The court that tries Josef K. “isn’t very well known among the common people”; it seems to have an esoteric purview. It wants to make a good first impression, however, and thus it has appointed an information officer, charged with giving out “any information the waiting parties may need.” This man has two characteristics: “he knows an answer for every question,” and he is elegant, sporting “a gray waistcoat that ended in two long sharp points.” His clothes were acquired thanks to a collection taken up from among the court employees and the defendants, since the administration proved “rather strange” about it. In the attics that host the court offices, as well as in the distressing corridor where the defendants sit waiting, hats beneath their benches, this man moves with the ease of a master of ceremonies in the halls of a Grand Hôtel.
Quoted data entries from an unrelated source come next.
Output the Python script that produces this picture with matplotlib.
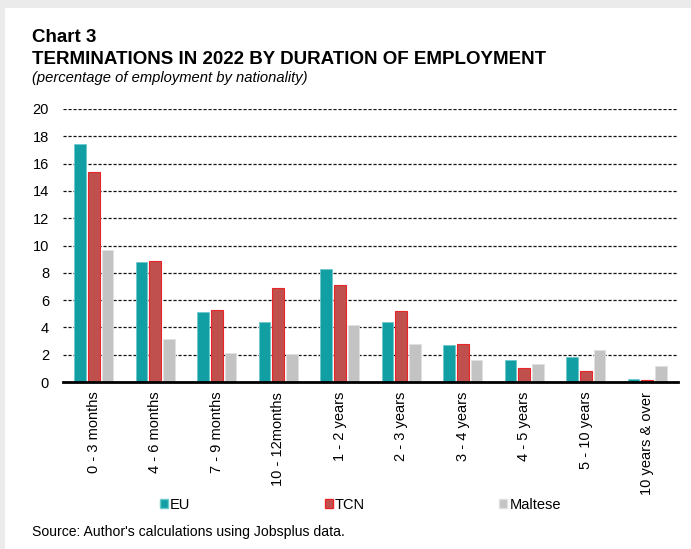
import matplotlib
matplotlib.use("Agg")
import matplotlib.pyplot as plt
from matplotlib.patches import Patch, Rectangle
import numpy as np

plt.rcParams['font.family'] = ['Liberation Sans', 'DejaVu Sans']

durations = ["0 - 3 months", "4 - 6 months", "7 - 9 months", "10 - 12months",
             "1 - 2 years", "2 - 3 years", "3 - 4 years", "4 - 5 years",
             "5 - 10 years", "10 years & over"]
eu = [17.4, 8.8, 5.1, 4.4, 8.3, 4.4, 2.7, 1.6, 1.8, 0.2]
tcn = [15.4, 8.85, 5.3, 6.9, 7.1, 5.2, 2.75, 1.0, 0.8, 0.13]
maltese = [9.7, 3.15, 2.1, 2.05, 4.15, 2.8, 1.6, 1.3, 2.35, 1.15]
series_names = ["EU", "TCN", "Maltese"]

teal = "#119fa4"
red = "#c0504d"
grey = "#c3c3c3"

fig = plt.figure(figsize=(6.91, 5.49), dpi=100, facecolor="white")
# grey frame along the top and left edges
frame = "#ebebeb"
fig.patches.append(Rectangle((0, 1 - 8 / 549), 1, 8 / 549, transform=fig.transFigure,
                             facecolor=frame, edgecolor="none"))
fig.patches.append(Rectangle((0, 0), 5 / 691, 1, transform=fig.transFigure,
                             facecolor=frame, edgecolor="none"))

ax = fig.add_axes([63 / 691, 1 - 382 / 549, 615 / 691, 273 / 549])
ax.set_facecolor("none")
ax.set_zorder(2)

x = np.arange(len(durations))
w = 0.19
step = 0.225
ax.bar(x - step, eu, w, color=teal, edgecolor="#6cc9cc", linewidth=0.6, zorder=3)
ax.bar(x, tcn, w, color=red, edgecolor="#e8262a", linewidth=0.8, zorder=3)
ax.bar(x + step, maltese, w, color=grey, edgecolor="#e0e0e0", linewidth=0.6, zorder=3)

ax.set_xlim(-0.5, len(durations) - 0.5)
ax.set_ylim(0, 20)
ax.set_yticks(range(0, 21, 2))
ax.yaxis.grid(True, color="#111111", linestyle=(0, (2.5, 1.5)), linewidth=0.9)
ax.set_axisbelow(True)
for s in ["left", "right", "top"]:
    ax.spines[s].set_visible(False)
ax.spines["bottom"].set_linewidth(2)
ax.spines["bottom"].set_color("black")
ax.spines["bottom"].set_zorder(4)
ax.tick_params(axis="both", length=0, labelsize=10.5, colors="black")
ax.tick_params(axis="y", pad=10)
ax.set_xticks(x)
ax.set_xticklabels(durations, rotation=90, fontsize=10.5)
ax.tick_params(axis="x", pad=7)

fig.text(32 / 691, 1 - 37 / 549, "Chart 3", fontsize=13.5, fontweight="bold", va="center")
fig.text(32 / 691, 1 - 59 / 549, "TERMINATIONS IN 2022 BY DURATION OF EMPLOYMENT",
         fontsize=13.5, fontweight="bold", va="center")
fig.text(32 / 691, 1 - 78 / 549, "(percentage of employment by nationality)",
         fontsize=10.6, style="italic", va="center")
fig.text(32 / 691, 1 - 532 / 549, "Source: Author's calculations using Jobsplus data.",
         fontsize=10.1, va="center")

handles = [Patch(facecolor=teal, edgecolor="#6cc9cc"),
           Patch(facecolor=red, edgecolor="#e8262a"),
           Patch(facecolor=grey, edgecolor="#e0e0e0")]
fig.legend(handles, series_names, loc="center left", bbox_to_anchor=(160 / 691, 1 - 505 / 549),
           ncol=3, frameon=False, fontsize=10.5, handlelength=0.55, handleheight=0.55,
           handletextpad=0.15, columnspacing=9.2, borderpad=0, borderaxespad=0)

fig.savefig("out.png", dpi=100, facecolor=fig.get_facecolor())
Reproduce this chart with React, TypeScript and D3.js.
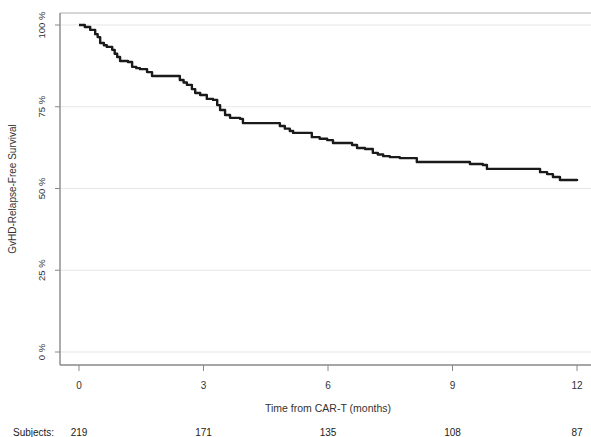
import React from "react";
import * as d3 from "d3";

const stepTimes = [0, 0.14, 0.27, 0.39, 0.45, 0.51, 0.6, 0.67, 0.8, 0.86, 0.92, 0.99, 1.18, 1.28, 1.38, 1.47, 1.64, 1.76, 2.31, 2.43, 2.52, 2.6, 2.72, 2.8, 2.92, 3.08, 3.23, 3.33, 3.4, 3.52, 3.64, 3.88, 3.95, 4.65, 4.84, 4.96, 5.08, 5.16, 5.52, 5.61, 5.8, 5.98, 6.12, 6.58, 6.7, 6.89, 7.08, 7.2, 7.33, 7.49, 7.73, 8.14, 9.25, 9.42, 9.73, 9.83, 10.7, 11.11, 11.28, 11.42, 11.59, 12.0];
const survival = [100, 99.4, 98.5, 97.2, 96.3, 94.5, 93.8, 93.3, 92.4, 91.2, 90.2, 89.0, 88.7, 87.2, 86.8, 86.5, 85.6, 84.4, 84.4, 83.2, 82.4, 81.7, 80.4, 79.2, 78.6, 77.4, 77.1, 75.5, 74.0, 72.5, 71.6, 71.3, 70.0, 70.0, 69.1, 68.3, 67.6, 67.0, 67.0, 65.7, 65.2, 64.8, 63.9, 63.3, 62.4, 62.1, 60.9, 60.4, 59.9, 59.6, 59.3, 58.1, 58.1, 57.5, 57.2, 56.0, 56.0, 55.0, 54.4, 53.5, 52.6, 52.3];

const xTicks = [0, 3, 6, 9, 12];
const yTicks = [0, 25, 50, 75, 100];
const subjects = ["219", "171", "135", "108", "87"];

const W = 591;
const H = 437;

export default function App() {
  const x = d3.scaleLinear().domain([0, 12]).range([79, 577]);
  const y = d3.scaleLinear().domain([0, 100]).range([352, 25]);
  const pts: [number, number][] = stepTimes.map((t, i) => [t, survival[i]]);
  const line = d3
    .line<[number, number]>()
    .x((d) => x(d[0]))
    .y((d) => y(d[1]))
    .curve(d3.curveStepAfter);
  const font = "Liberation Sans, Arial, sans-serif";
  const left = 60;
  const bottom = 365;
  const top = 13;
  return (
    <svg
      width={W}
      height={H}
      style={{ position: "absolute", left: 0, top: 0, background: "#fff" }}
      fontFamily={font}
    >
      <rect x={0} y={0} width={W} height={H} fill="#fff" />
      {yTicks.map((t) => (
        <line key={"g" + t} x1={left} x2={W} y1={y(t)} y2={y(t)} stroke="#e6e6e6" strokeWidth={1.2} />
      ))}
      <line x1={left} x2={W} y1={top} y2={top} stroke="#c8c8c8" strokeWidth={1.4} />
      <line x1={left} x2={left} y1={top} y2={bottom} stroke="#888" strokeWidth={1.4} />
      <line x1={left} x2={W} y1={bottom} y2={bottom} stroke="#888" strokeWidth={1.4} />
      {yTicks.map((t) => (
        <g key={"y" + t}>
          <line x1={55} x2={left} y1={y(t)} y2={y(t)} stroke="#888" strokeWidth={1} />
          <text
            transform={`translate(45,${y(t)}) rotate(-90)`}
            textAnchor="middle"
            fontSize={9.5}
            fill="#333"
          >
            {t} %
          </text>
        </g>
      ))}
      {xTicks.map((t, i) => (
        <g key={"x" + t}>
          <line x1={x(t)} x2={x(t)} y1={bottom} y2={371} stroke="#888" strokeWidth={1} />
          <text x={x(t)} y={389} textAnchor="middle" fontSize={10} fill="#333">
            {t}
          </text>
          <text x={x(t)} y={436} textAnchor="middle" fontSize={10} fill="#222">
            {subjects[i]}
          </text>
        </g>
      ))}
      <text x={13} y={436} fontSize={10} fill="#222">
        Subjects:
      </text>
      <text x={328} y={412} textAnchor="middle" fontSize={10.5} fill="#333">
        Time from CAR-T (months)
      </text>
      <text
        transform={`translate(16,189) rotate(-90)`}
        textAnchor="middle"
        fontSize={10}
        fill="#333"
      >
        GvHD-Relapse-Free Survival
      </text>
      <path d={line(pts) ?? ""} fill="none" stroke="#1a1a1a" strokeWidth={2.4} strokeLinejoin="round" />
    </svg>
  );
}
But sometimes he can’t help laughing in the defendants’ faces — as he does with Josef K. A female employee next to Josef K. explains: “Everything’s set to make a good impression, but then he ruins it all with his laugh, which scares people.” The information officer is an embodiment of the court: long steeped in the stagnant attic air, he can’t stand fresh air, as if he were afraid of dissolving outside those offices where he is both genius loci and tour guide. He is ceremonious and cruel. “He really knows how to talk to the parties,” the woman whispers to Josef K., who nods.